I can't help but think that with all the knowledge that is out there now Gibson ought to be making the most unbelievable sounding and playing guitars that the universe has ever seen but lets face it they're not. Prices they charge every single component ought to be at the same level as the vaunted 50s guitars - in other words you own a 58 59 or 60 Gibson you'd be an absolute dimwit to change any part - not just because of the stupid prices people will pay but because nothing you can buy these days sounds better.
As it is the first thing people do with new Gibsons is swap out the electronics. Certainly in my Gibson there is now absolutely nothing left but the wood. I've changed every piece of hardware and electronics.
This thread is really new...
Always the same old attacks on Gibson:
1. Why do they keep releasing all these new models?
2. Why don't they stick with their heritage and just make Les Pauls like they used to?
Haters gotta hate, every time they innovate. But on the other hand, rightly so. No one asked for those stupid robot tuners, wider fretboards and brass nuts (or whatever), Les Paul Standards for $3,500, ad nauseum...
As for more realistic modernization? WTH does anyone expect, another Les Paul, Flying V or Explorer? Not gonna happen - not with Gibson, not with Fender, Martin or even Marshall. Just like all the good songs have been written, all the good guitars have been designed.
What do you want from us? Have you come here to torment us before the appointed time?
I'm not sure that ALL the good guitars have already been designed, but guitars that have been continuously popular and sell well 50 years after their introduction must surely be a basically good design. A good Les Paul, or a good Strat, is as comfortable a shape and as easy to play (or better) today as it was 50 years ago. They're guitars made for human bodies and human hands and human minds and they fit us well. Why wouldn't they continue to be popular? They're ergonomically solid designs. That tends to contribute to longevity of the design in the marketplace.
There are only so many ways to make a single cutaway guitar shape and make it look like a unique model and also retain what the average person considers to be an aesthetically appealing shape and proportions. Beyond that is the territory of the oddball models, which rarely have the appeal to be produced in large numbers.
Speaking as someone who's made more guitars than most people, I can tell you that the biggest challenge a luthier faces today is to come up with his own body shape that's attractive, comfortable, distinctive, and not close to well established and popular guitars already in the market. I have not yet entirely succeeded. I alter existing shapes, but not by an awful lot. The idea of smashing a bug on a sheet of paper, photographically enlarging it, and using that shape as the basis of a new guitar body shape has absolutely no appeal to ME. But somebody out there can't wait to build it! And it'll be the one nobody wants to buy.

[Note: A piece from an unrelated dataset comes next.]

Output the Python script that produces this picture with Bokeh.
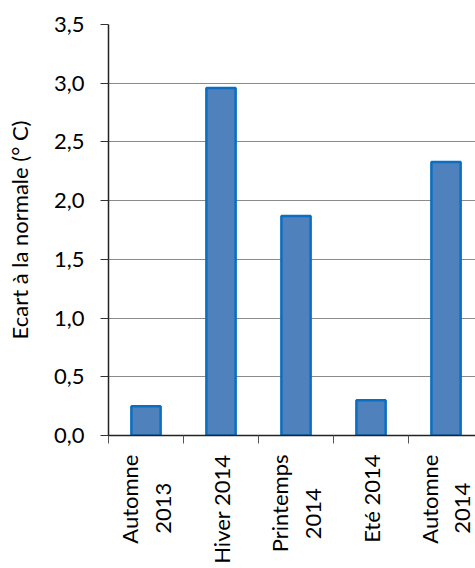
import math
from bokeh.plotting import figure
from bokeh.models import FixedTicker, Range1d, ColumnDataSource
from bokeh.embed import file_html
from bokeh.resources import INLINE

NB = "\u00a0"
categories = ["Automne\n2013" + NB * 5, "Hiver 2014", "Printemps\n2014" + NB * 6,
              "Eté 2014", "Automne\n2014" + NB * 5]
values = [0.25, 2.96, 1.87, 0.30, 2.33]
y_ticks = [0.0, 0.5, 1.0, 1.5, 2.0, 2.5, 3.0, 3.5]
y_tick_labels = ["0,0", "0,5", "1,0", "1,5", "2,0", "2,5", "3,0", "3,5"]
y_title = "Ecart à la normale (° C)"

FONT = "Lato"
FS = "22px"

xc = [i + 0.5 for i in range(len(categories))]
bounds = [float(i) for i in range(len(categories) + 1)]
src = ColumnDataSource(dict(x=xc, top=values))

p = figure(width=475, height=568, output_backend="svg", toolbar_location=None,
           x_range=Range1d(0, 4.893), y_range=Range1d(0, 3.5),
           min_border_left=108, min_border_right=0, min_border_top=24,
           min_border_bottom=133)
p.outline_line_color = None
p.background_fill_color = "white"
p.border_fill_color = "white"

p.vbar(x="x", top="top", bottom=0, width=0.39, source=src,
       fill_color="#4F81BD", line_color="#0A6FC2", line_width=2.5)

# y axis
ya = p.yaxis[0]
ya.ticker = FixedTicker(ticks=y_ticks, minor_ticks=[])
ya.major_label_overrides = {t: l for t, l in zip(y_ticks, y_tick_labels)}
ya.axis_label = y_title
ya.axis_label_text_font = FONT
ya.axis_label_text_font_size = "22px"
ya.axis_label_text_font_style = "normal"
ya.axis_label_text_color = "black"
ya.axis_label_standoff = 18
ya.major_label_text_font = FONT
ya.major_label_text_font_size = FS
ya.major_label_text_color = "black"
ya.major_label_standoff = 16
ya.major_tick_out = 8
ya.major_tick_in = 0
ya.major_tick_line_color = "#333333"
ya.axis_line_color = "#222222"
ya.axis_line_width = 1.5

# x axis
xa = p.xaxis[0]
xa.ticker = FixedTicker(ticks=xc, minor_ticks=bounds)
xa.major_label_overrides = {t: l for t, l in zip(xc, categories)}
xa.major_label_orientation = math.pi / 2
xa.major_label_text_font = FONT
xa.major_label_text_font_size = FS
xa.major_label_text_color = "black"
xa.major_label_standoff = 11
xa.major_tick_line_color = None
xa.major_tick_out = 0
xa.major_tick_in = 0
xa.minor_tick_out = 8
xa.minor_tick_in = 0
xa.minor_tick_line_color = "#555555"
xa.axis_line_color = "#222222"
xa.axis_line_width = 1.5

p.xgrid.visible = False
p.ygrid[0].ticker = FixedTicker(ticks=y_ticks)
p.ygrid.grid_line_color = "#8a8a8a"
p.ygrid.grid_line_width = 1.2

open("out.html", "w").write(file_html(p, INLINE))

Gibson should focus on it's core models, these are what sells. It's nice that they try new ideas it's how you feel out the market but at the end of the day guitar buyers have made it clear they want Gibson's to be archaic.
That's kind of the point. That's why people who like Gibsons like Gibsons. There is, and will always be, a market for that kind of instrument. Granted, they go a bit overboard with hyper exclusive, limited guitars that cost as much as a nice used car, but their bread and butter is stuff like the Les Paul in its various flavors, the SG in its various flavors, the Explorer and V, and the ES series. Not everything has to change and evolve, especially if there is still a demand for traditional things. If you want a cutting edge guitar then go buy an Ibanez.
Gibson doesn’t evolve, they litigate.